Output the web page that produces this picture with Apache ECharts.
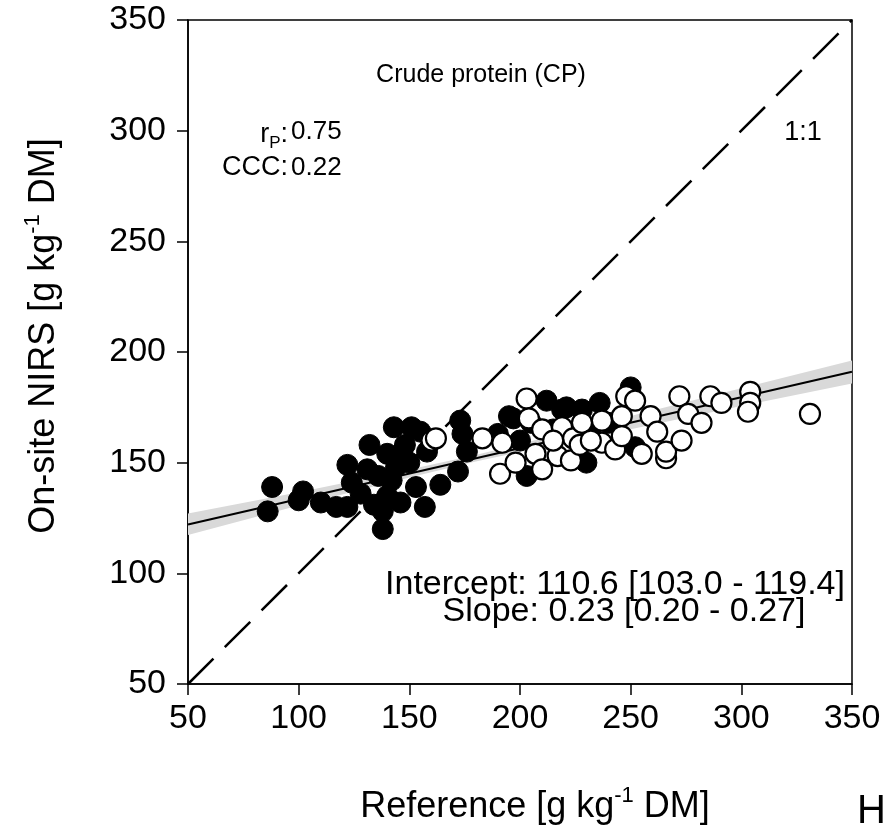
<!DOCTYPE html>
<html>
<head>
<meta charset="utf-8">
<script src="https://cdn.jsdelivr.net/npm/echarts@6/dist/echarts.min.js"></script>
<style>html,body{margin:0;padding:0;background:#fff;}#c{width:887px;height:832px;}</style>
</head>
<body>
<div id="c"></div>
<script>
// ---- data ----
const filledPts = [
  [86,128],[88,139],[100,133],[102,137],[110,132],[117,130],[122,149],[122,130],[124,141],
  [128,136],[131,147],[132,158],[134,131],[136,144],[138,120],[138,128],[140,154],[140,135],
  [142,142],[143,166],[144,148],[146,132],[147,153],[148,158],[150,150],[151,166],[153,139],
  [155,164],[157,130],[158,155],[164,140],[172,146],[173,169],[174,163],[176,155],[190,163],
  [195,171],[197,170],[203,144],[212,178],[219,174],[221,175],[228,174],[236,177],[250,184],
  [252,157],[200,160],[205,168],[215,165],[232,165],[240,168],[230,150]
];
const openPts = [
  [160,160],[162,161],[183,161],[192,159],[191,145],[198,150],[203,179],[204,170],[207,154],
  [210,147],[210,165],[217,153],[219,166],[223,151],[224,161],[227,158],[228,168],[237,169],
  [237,159],[243,156],[246,171],[246,162],[248,180],[252,178],[255,154],[259,171],[262,164],
  [266,152],[266,155],[272,180],[273,160],[276,172],[282,168],[286,180],[291,177],[304,182],
  [304,177],[303,173],[331,172],[215,160],[232,160]
];
const fitLine = [[50,122.1],[350,191.1]];
const oneToOne = [[50,50],[350,350]];
const bandX = [50,100,150,180,200,250,300,350];
const bandLow = [117.3,130.6,143.3,150.5,154.8,165.1,175.6,185.8];
const bandHigh = [127.0,136.6,146.9,153.5,158.4,171.1,183.6,196.2];
const ticks = [50,100,150,200,250,300,350];

const FONT = "'Liberation Sans', Arial, sans-serif";
const chart = echarts.init(document.getElementById('c'));

const bandPoly = bandX.map((x,i)=>[x,bandLow[i]]).concat(bandX.map((x,i)=>[x,bandHigh[i]]).reverse());

const axisCommon = {
  type: 'value', min: ticks[0], max: ticks[ticks.length-1], interval: 50,
  axisLine: {show: true, onZero: false, lineStyle: {color: '#000', width: 1.5}},
  axisTick: {show: true, inside: false, length: 11, lineStyle: {color: '#000', width: 1.5}},
  splitLine: {show: false},
  axisLabel: {color: '#000', fontSize: 34, fontFamily: FONT}
};

chart.setOption({
  animation: false,
  backgroundColor: '#fff',
  grid: {left: 188, top: 20, width: 664, height: 664, show: true, borderColor: '#000', borderWidth: 1.5, backgroundColor: 'transparent'},
  xAxis: Object.assign({}, axisCommon, {axisLabel: Object.assign({}, axisCommon.axisLabel, {margin: 18})}),
  yAxis: Object.assign({}, axisCommon, {axisLabel: Object.assign({}, axisCommon.axisLabel, {margin: 22})}),
  series: [
    {
      type: 'custom', z: 1, silent: true,
      renderItem: function(params, api) {
        const pts = bandPoly.map(p => api.coord(p));
        return {type: 'polygon', shape: {points: pts}, style: {fill: '#d9d9d9', stroke: null}};
      },
      data: [0]
    },
    {type: 'line', z: 2, data: fitLine, symbol: 'none', lineStyle: {color: '#000', width: 2}},
    {type: 'line', z: 2, data: oneToOne, symbol: 'none', lineStyle: {color: '#000', width: 2.5, type: [36, 16]}},
    {type: 'scatter', z: 3, data: filledPts, symbol: 'circle', symbolSize: 21,
     itemStyle: {color: '#000', borderColor: '#000', borderWidth: 1, opacity: 1}},
    {type: 'scatter', z: 4, data: openPts, symbol: 'circle', symbolSize: 20,
     itemStyle: {color: '#fff', borderColor: '#000', borderWidth: 2.2, opacity: 1}}
  ],
  graphic: [
    {type: 'text', x: 481, y: 75, style: {text: 'Crude protein (CP)', font: '25px ' + FONT, fill: '#000', align: 'center', verticalAlign: 'middle'}},
    {type: 'text', x: 288, y: 132, style: {text: '{r|r}{s|P}{r|:}', fill: '#000', align: 'right', verticalAlign: 'middle',
      rich: {r: {fontSize: 27, fontFamily: FONT, lineHeight: 32, verticalAlign: 'bottom'}, s: {fontSize: 17, fontFamily: FONT, lineHeight: 32, verticalAlign: 'bottom', padding:[0,0,-4,0]}}}},
    {type: 'text', x: 291, y: 132, style: {text: '0.75', font: '26px ' + FONT, fill: '#000', align: 'left', verticalAlign: 'middle'}},
    {type: 'text', x: 288, y: 168, style: {text: 'CCC:', font: '27px ' + FONT, fill: '#000', align: 'right', verticalAlign: 'middle'}},
    {type: 'text', x: 291, y: 168, style: {text: '0.22', font: '26px ' + FONT, fill: '#000', align: 'left', verticalAlign: 'middle'}},
    {type: 'text', x: 803, y: 133, style: {text: '1:1', font: '27px ' + FONT, fill: '#000', align: 'center', verticalAlign: 'middle'}},
    {type: 'text', x: 615, y: 585, style: {text: 'Intercept: 110.6 [103.0 - 119.4]', font: '34px ' + FONT, fill: '#000', align: 'center', verticalAlign: 'middle'}},
    {type: 'text', x: 624, y: 612, style: {text: 'Slope: 0.23 [0.20 - 0.27]', font: '34px ' + FONT, fill: '#000', align: 'center', verticalAlign: 'middle'}},
    {type: 'text', x: 535, y: 805, style: {text: '{a|Reference [g kg}{s|-1}{a| DM]}', fill: '#000', align: 'center', verticalAlign: 'middle',
      rich: {a: {fontSize: 36, fontFamily: FONT, lineHeight: 40, verticalAlign: 'bottom'}, s: {fontSize: 22, fontFamily: FONT, lineHeight: 40, verticalAlign: 'top'}}}},
    {type: 'text', x: 42, y: 336, rotation: Math.PI/2, style: {text: '{a|On-site NIRS [g kg}{s|-1}{a| DM]}', fill: '#000', align: 'center', verticalAlign: 'middle',
      rich: {a: {fontSize: 36, fontFamily: FONT, lineHeight: 40, verticalAlign: 'bottom'}, s: {fontSize: 22, fontFamily: FONT, lineHeight: 40, verticalAlign: 'top'}}}},
    {type: 'text', x: 857, y: 812, style: {text: 'H', font: '40px ' + FONT, fill: '#000', align: 'left', verticalAlign: 'middle'}}
  ]
});
</script>
</body>
</html>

__________________________________________________

**What you should do:** Leave out the pictures and copy the rest of the material above exactly.

**Written answer:**
Output the web page that produces this picture with Apache ECharts.
<!DOCTYPE html>
<html>
<head>
<meta charset="utf-8">
<script src="https://cdn.jsdelivr.net/npm/echarts@6/dist/echarts.min.js"></script>
<style>html,body{margin:0;padding:0;background:#fff;}#c{width:887px;height:832px;}</style>
</head>
<body>
<div id="c"></div>
<script>
// ---- data ----
const filledPts = [
  [86,128],[88,139],[100,133],[102,137],[110,132],[117,130],[122,149],[122,130],[124,141],
  [128,136],[131,147],[132,158],[134,131],[136,144],[138,120],[138,128],[140,154],[140,135],
  [142,142],[143,166],[144,148],[146,132],[147,153],[148,158],[150,150],[151,166],[153,139],
  [155,164],[157,130],[158,155],[164,140],[172,146],[173,169],[174,163],[176,155],[190,163],
  [195,171],[197,170],[203,144],[212,178],[219,174],[221,175],[228,174],[236,177],[250,184],
  [252,157],[200,160],[205,168],[215,165],[232,165],[240,168],[230,150]
];
const openPts = [
  [160,160],[162,161],[183,161],[192,159],[191,145],[198,150],[203,179],[204,170],[207,154],
  [210,147],[210,165],[217,153],[219,166],[223,151],[224,161],[227,158],[228,168],[237,169],
  [237,159],[243,156],[246,171],[246,162],[248,180],[252,178],[255,154],[259,171],[262,164],
  [266,152],[266,155],[272,180],[273,160],[276,172],[282,168],[286,180],[291,177],[304,182],
  [304,177],[303,173],[331,172],[215,160],[232,160]
];
const fitLine = [[50,122.1],[350,191.1]];
const oneToOne = [[50,50],[350,350]];
const bandX = [50,100,150,180,200,250,300,350];
const bandLow = [117.3,130.6,143.3,150.5,154.8,165.1,175.6,185.8];
const bandHigh = [127.0,136.6,146.9,153.5,158.4,171.1,183.6,196.2];
const ticks = [50,100,150,200,250,300,350];

const FONT = "'Liberation Sans', Arial, sans-serif";
const chart = echarts.init(document.getElementById('c'));

const bandPoly = bandX.map((x,i)=>[x,bandLow[i]]).concat(bandX.map((x,i)=>[x,bandHigh[i]]).reverse());

const axisCommon = {
  type: 'value', min: ticks[0], max: ticks[ticks.length-1], interval: 50,
  axisLine: {show: true, onZero: false, lineStyle: {color: '#000', width: 1.5}},
  axisTick: {show: true, inside: false, length: 11, lineStyle: {color: '#000', width: 1.5}},
  splitLine: {show: false},
  axisLabel: {color: '#000', fontSize: 34, fontFamily: FONT}
};

chart.setOption({
  animation: false,
  backgroundColor: '#fff',
  grid: {left: 188, top: 20, width: 664, height: 664, show: true, borderColor: '#000', borderWidth: 1.5, backgroundColor: 'transparent'},
  xAxis: Object.assign({}, axisCommon, {axisLabel: Object.assign({}, axisCommon.axisLabel, {margin: 18})}),
  yAxis: Object.assign({}, axisCommon, {axisLabel: Object.assign({}, axisCommon.axisLabel, {margin: 22})}),
  series: [
    {
      type: 'custom', z: 1, silent: true,
      renderItem: function(params, api) {
        const pts = bandPoly.map(p => api.coord(p));
        return {type: 'polygon', shape: {points: pts}, style: {fill: '#d9d9d9', stroke: null}};
      },
      data: [0]
    },
    {type: 'line', z: 2, data: fitLine, symbol: 'none', lineStyle: {color: '#000', width: 2}},
    {type: 'line', z: 2, data: oneToOne, symbol: 'none', lineStyle: {color: '#000', width: 2.5, type: [36, 16]}},
    {type: 'scatter', z: 3, data: filledPts, symbol: 'circle', symbolSize: 21,
     itemStyle: {color: '#000', borderColor: '#000', borderWidth: 1, opacity: 1}},
    {type: 'scatter', z: 4, data: openPts, symbol: 'circle', symbolSize: 20,
     itemStyle: {color: '#fff', borderColor: '#000', borderWidth: 2.2, opacity: 1}}
  ],
  graphic: [
    {type: 'text', x: 481, y: 75, style: {text: 'Crude protein (CP)', font: '25px ' + FONT, fill: '#000', align: 'center', verticalAlign: 'middle'}},
    {type: 'text', x: 288, y: 132, style: {text: '{r|r}{s|P}{r|:}', fill: '#000', align: 'right', verticalAlign: 'middle',
      rich: {r: {fontSize: 27, fontFamily: FONT, lineHeight: 32, verticalAlign: 'bottom'}, s: {fontSize: 17, fontFamily: FONT, lineHeight: 32, verticalAlign: 'bottom', padding:[0,0,-4,0]}}}},
    {type: 'text', x: 291, y: 132, style: {text: '0.75', font: '26px ' + FONT, fill: '#000', align: 'left', verticalAlign: 'middle'}},
    {type: 'text', x: 288, y: 168, style: {text: 'CCC:', font: '27px ' + FONT, fill: '#000', align: 'right', verticalAlign: 'middle'}},
    {type: 'text', x: 291, y: 168, style: {text: '0.22', font: '26px ' + FONT, fill: '#000', align: 'left', verticalAlign: 'middle'}},
    {type: 'text', x: 803, y: 133, style: {text: '1:1', font: '27px ' + FONT, fill: '#000', align: 'center', verticalAlign: 'middle'}},
    {type: 'text', x: 615, y: 585, style: {text: 'Intercept: 110.6 [103.0 - 119.4]', font: '34px ' + FONT, fill: '#000', align: 'center', verticalAlign: 'middle'}},
    {type: 'text', x: 624, y: 612, style: {text: 'Slope: 0.23 [0.20 - 0.27]', font: '34px ' + FONT, fill: '#000', align: 'center', verticalAlign: 'middle'}},
    {type: 'text', x: 535, y: 805, style: {text: '{a|Reference [g kg}{s|-1}{a| DM]}', fill: '#000', align: 'center', verticalAlign: 'middle',
      rich: {a: {fontSize: 36, fontFamily: FONT, lineHeight: 40, verticalAlign: 'bottom'}, s: {fontSize: 22, fontFamily: FONT, lineHeight: 40, verticalAlign: 'top'}}}},
    {type: 'text', x: 42, y: 336, rotation: Math.PI/2, style: {text: '{a|On-site NIRS [g kg}{s|-1}{a| DM]}', fill: '#000', align: 'center', verticalAlign: 'middle',
      rich: {a: {fontSize: 36, fontFamily: FONT, lineHeight: 40, verticalAlign: 'bottom'}, s: {fontSize: 22, fontFamily: FONT, lineHeight: 40, verticalAlign: 'top'}}}},
    {type: 'text', x: 857, y: 812, style: {text: 'H', font: '40px ' + FONT, fill: '#000', align: 'left', verticalAlign: 'middle'}}
  ]
});
</script>
</body>
</html>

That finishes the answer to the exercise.